* [What is asked]: Reproduce word for word the lines from the beginning of the entries to the line with "54, 49.5, 62, 51, 60, 46.5];", both included, but none of the pictures.

-- start of Records for this task --

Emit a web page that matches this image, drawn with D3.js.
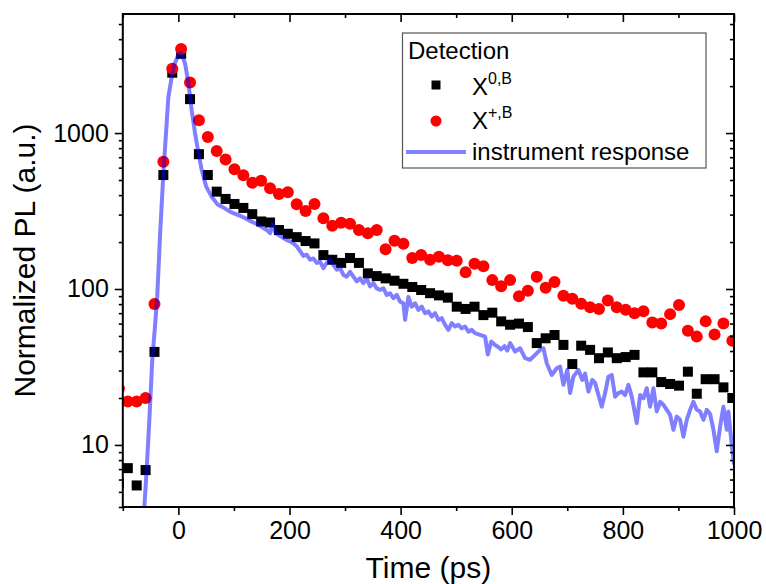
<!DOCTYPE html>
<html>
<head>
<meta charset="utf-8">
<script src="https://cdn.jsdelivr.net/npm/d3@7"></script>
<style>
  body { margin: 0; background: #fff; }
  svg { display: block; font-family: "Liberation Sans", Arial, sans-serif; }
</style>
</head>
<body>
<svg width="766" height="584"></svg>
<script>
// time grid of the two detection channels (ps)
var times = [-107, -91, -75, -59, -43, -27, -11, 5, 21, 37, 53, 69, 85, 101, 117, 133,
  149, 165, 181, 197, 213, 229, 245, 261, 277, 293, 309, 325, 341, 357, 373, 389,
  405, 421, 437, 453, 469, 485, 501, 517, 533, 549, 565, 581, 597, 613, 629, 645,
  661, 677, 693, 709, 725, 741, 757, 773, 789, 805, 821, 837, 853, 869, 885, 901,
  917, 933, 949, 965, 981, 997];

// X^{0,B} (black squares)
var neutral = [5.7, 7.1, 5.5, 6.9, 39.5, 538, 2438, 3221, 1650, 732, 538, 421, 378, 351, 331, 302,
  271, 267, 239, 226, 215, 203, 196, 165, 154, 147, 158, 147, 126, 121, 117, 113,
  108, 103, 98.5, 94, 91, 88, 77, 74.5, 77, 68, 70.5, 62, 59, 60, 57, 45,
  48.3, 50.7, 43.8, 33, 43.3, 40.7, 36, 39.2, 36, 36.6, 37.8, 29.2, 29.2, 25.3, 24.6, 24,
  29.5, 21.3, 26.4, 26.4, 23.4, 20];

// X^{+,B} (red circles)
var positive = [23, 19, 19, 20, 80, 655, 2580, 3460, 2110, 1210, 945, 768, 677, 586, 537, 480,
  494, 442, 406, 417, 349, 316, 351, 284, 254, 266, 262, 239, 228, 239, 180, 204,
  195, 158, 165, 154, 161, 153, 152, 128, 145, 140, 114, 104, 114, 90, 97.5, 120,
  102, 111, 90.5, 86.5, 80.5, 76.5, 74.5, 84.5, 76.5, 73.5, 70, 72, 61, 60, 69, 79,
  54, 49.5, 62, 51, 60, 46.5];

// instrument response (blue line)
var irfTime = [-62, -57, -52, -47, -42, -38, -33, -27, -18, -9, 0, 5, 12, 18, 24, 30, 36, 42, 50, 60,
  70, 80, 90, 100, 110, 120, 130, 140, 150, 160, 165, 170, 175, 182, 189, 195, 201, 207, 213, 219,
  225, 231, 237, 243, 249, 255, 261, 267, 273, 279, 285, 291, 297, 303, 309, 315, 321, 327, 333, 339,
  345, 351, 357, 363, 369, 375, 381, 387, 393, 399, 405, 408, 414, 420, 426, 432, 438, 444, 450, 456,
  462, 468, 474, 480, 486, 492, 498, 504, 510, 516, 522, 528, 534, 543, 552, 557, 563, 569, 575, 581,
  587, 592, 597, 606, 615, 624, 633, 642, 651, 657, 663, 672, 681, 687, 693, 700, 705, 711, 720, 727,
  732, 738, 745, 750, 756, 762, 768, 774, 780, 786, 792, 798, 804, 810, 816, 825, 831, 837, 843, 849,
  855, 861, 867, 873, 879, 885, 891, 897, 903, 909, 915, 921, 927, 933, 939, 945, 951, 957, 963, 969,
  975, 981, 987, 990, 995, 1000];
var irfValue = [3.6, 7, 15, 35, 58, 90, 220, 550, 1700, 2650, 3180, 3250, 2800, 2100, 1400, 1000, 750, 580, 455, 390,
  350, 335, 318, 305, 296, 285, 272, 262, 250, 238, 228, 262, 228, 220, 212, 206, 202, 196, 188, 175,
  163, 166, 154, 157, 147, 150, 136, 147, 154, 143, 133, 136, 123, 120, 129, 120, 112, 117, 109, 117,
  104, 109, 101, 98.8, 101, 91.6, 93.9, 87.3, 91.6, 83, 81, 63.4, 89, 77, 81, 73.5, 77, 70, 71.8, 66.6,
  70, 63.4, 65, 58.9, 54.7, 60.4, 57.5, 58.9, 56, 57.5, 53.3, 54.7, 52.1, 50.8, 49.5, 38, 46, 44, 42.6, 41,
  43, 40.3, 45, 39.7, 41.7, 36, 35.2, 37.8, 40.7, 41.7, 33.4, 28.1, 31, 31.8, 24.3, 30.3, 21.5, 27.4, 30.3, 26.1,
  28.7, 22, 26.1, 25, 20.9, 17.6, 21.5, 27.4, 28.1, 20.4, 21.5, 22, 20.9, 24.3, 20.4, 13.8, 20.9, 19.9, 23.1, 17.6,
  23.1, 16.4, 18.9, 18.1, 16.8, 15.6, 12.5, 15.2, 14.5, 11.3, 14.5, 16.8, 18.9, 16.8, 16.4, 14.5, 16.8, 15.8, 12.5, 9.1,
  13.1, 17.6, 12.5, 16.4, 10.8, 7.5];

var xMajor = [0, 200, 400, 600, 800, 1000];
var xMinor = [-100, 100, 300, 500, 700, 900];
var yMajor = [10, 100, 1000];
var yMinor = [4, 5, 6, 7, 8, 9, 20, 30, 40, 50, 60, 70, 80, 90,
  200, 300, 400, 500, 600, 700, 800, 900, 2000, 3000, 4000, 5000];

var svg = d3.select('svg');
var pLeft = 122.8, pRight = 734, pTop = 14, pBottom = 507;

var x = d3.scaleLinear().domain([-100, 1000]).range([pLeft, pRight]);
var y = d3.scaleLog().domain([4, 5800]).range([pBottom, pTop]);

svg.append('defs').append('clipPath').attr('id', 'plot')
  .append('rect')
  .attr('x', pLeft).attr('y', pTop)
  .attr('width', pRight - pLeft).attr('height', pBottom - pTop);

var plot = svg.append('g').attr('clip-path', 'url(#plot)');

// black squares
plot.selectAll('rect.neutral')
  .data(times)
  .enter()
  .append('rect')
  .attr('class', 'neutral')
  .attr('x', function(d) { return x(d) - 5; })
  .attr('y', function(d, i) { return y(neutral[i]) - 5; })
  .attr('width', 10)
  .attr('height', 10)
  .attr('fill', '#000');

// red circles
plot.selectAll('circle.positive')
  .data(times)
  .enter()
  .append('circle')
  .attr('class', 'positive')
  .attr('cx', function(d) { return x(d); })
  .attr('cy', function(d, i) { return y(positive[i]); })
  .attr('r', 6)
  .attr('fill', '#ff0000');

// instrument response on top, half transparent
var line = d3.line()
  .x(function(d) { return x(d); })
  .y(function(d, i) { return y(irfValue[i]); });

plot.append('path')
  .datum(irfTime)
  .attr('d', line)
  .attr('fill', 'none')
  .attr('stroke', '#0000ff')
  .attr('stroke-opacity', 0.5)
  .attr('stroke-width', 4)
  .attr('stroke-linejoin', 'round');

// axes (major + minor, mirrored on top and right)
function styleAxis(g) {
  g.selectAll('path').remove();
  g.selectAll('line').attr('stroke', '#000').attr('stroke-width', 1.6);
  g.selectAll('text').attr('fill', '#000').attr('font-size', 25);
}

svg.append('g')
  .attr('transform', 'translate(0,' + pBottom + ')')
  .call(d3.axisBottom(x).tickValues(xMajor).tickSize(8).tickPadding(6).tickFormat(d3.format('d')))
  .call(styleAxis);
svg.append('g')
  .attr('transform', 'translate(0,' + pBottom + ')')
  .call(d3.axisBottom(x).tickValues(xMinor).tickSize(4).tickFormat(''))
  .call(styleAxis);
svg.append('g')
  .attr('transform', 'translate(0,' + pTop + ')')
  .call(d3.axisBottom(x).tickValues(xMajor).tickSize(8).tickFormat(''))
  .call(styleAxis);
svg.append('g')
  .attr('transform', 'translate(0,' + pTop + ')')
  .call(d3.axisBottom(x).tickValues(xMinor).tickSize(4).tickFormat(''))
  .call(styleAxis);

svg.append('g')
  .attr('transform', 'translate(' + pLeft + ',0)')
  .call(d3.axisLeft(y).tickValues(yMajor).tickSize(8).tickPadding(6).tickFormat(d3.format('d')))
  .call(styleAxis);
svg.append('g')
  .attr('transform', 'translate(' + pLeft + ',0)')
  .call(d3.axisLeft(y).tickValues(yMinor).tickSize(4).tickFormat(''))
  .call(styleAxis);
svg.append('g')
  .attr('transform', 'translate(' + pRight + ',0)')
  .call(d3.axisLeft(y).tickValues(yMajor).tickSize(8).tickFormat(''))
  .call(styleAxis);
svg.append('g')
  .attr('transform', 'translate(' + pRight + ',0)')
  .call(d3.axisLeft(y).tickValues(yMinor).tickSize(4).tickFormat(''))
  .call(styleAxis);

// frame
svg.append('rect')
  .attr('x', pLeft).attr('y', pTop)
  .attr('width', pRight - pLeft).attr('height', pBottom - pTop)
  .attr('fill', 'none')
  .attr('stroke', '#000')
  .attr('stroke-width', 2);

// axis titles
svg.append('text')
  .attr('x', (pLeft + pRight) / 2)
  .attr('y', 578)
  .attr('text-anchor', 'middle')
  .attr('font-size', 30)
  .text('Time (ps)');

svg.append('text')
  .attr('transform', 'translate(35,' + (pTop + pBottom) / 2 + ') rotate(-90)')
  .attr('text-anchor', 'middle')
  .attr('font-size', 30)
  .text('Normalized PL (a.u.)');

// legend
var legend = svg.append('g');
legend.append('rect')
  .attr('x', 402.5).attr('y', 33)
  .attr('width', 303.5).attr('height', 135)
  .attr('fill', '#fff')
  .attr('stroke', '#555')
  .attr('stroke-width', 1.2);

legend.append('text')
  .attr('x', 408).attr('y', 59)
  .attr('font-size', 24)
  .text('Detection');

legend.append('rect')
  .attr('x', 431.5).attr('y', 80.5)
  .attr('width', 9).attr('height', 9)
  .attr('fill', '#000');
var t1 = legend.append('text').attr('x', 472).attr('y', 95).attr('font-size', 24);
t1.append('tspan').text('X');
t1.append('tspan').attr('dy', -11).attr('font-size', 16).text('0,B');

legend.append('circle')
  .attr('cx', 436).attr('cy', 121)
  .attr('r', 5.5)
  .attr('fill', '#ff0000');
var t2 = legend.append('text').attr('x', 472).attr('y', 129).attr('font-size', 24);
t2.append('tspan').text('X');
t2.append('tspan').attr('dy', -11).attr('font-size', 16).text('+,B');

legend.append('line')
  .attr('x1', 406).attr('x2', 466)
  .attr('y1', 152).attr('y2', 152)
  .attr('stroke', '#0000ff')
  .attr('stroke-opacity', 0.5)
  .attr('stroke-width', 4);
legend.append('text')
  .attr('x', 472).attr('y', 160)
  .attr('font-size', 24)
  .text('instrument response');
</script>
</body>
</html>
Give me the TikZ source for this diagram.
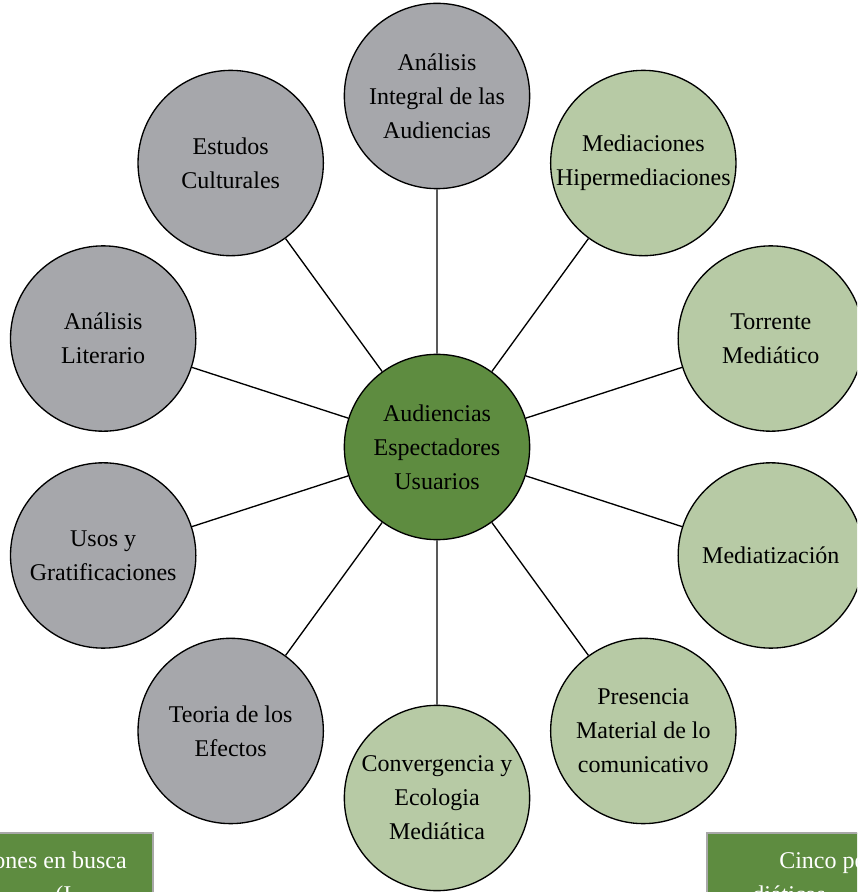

-- end of Records for this task --

* [Exercise output]:
Emit a web page that matches this image, drawn with D3.js.
<!DOCTYPE html>
<html>
<head>
<meta charset="utf-8">
<script src="https://cdn.jsdelivr.net/npm/d3@7"></script>
<style>
  body { margin: 0; background: #fff; }
  svg { display: block; font-family: "Liberation Sans", Arial, sans-serif; }
</style>
</head>
<body>
<svg width="766" height="584"></svg>
<script>
// time grid of the two detection channels (ps)
var times = [-107, -91, -75, -59, -43, -27, -11, 5, 21, 37, 53, 69, 85, 101, 117, 133,
  149, 165, 181, 197, 213, 229, 245, 261, 277, 293, 309, 325, 341, 357, 373, 389,
  405, 421, 437, 453, 469, 485, 501, 517, 533, 549, 565, 581, 597, 613, 629, 645,
  661, 677, 693, 709, 725, 741, 757, 773, 789, 805, 821, 837, 853, 869, 885, 901,
  917, 933, 949, 965, 981, 997];

// X^{0,B} (black squares)
var neutral = [5.7, 7.1, 5.5, 6.9, 39.5, 538, 2438, 3221, 1650, 732, 538, 421, 378, 351, 331, 302,
  271, 267, 239, 226, 215, 203, 196, 165, 154, 147, 158, 147, 126, 121, 117, 113,
  108, 103, 98.5, 94, 91, 88, 77, 74.5, 77, 68, 70.5, 62, 59, 60, 57, 45,
  48.3, 50.7, 43.8, 33, 43.3, 40.7, 36, 39.2, 36, 36.6, 37.8, 29.2, 29.2, 25.3, 24.6, 24,
  29.5, 21.3, 26.4, 26.4, 23.4, 20];

// X^{+,B} (red circles)
var positive = [23, 19, 19, 20, 80, 655, 2580, 3460, 2110, 1210, 945, 768, 677, 586, 537, 480,
  494, 442, 406, 417, 349, 316, 351, 284, 254, 266, 262, 239, 228, 239, 180, 204,
  195, 158, 165, 154, 161, 153, 152, 128, 145, 140, 114, 104, 114, 90, 97.5, 120,
  102, 111, 90.5, 86.5, 80.5, 76.5, 74.5, 84.5, 76.5, 73.5, 70, 72, 61, 60, 69, 79,
  54, 49.5, 62, 51, 60, 46.5];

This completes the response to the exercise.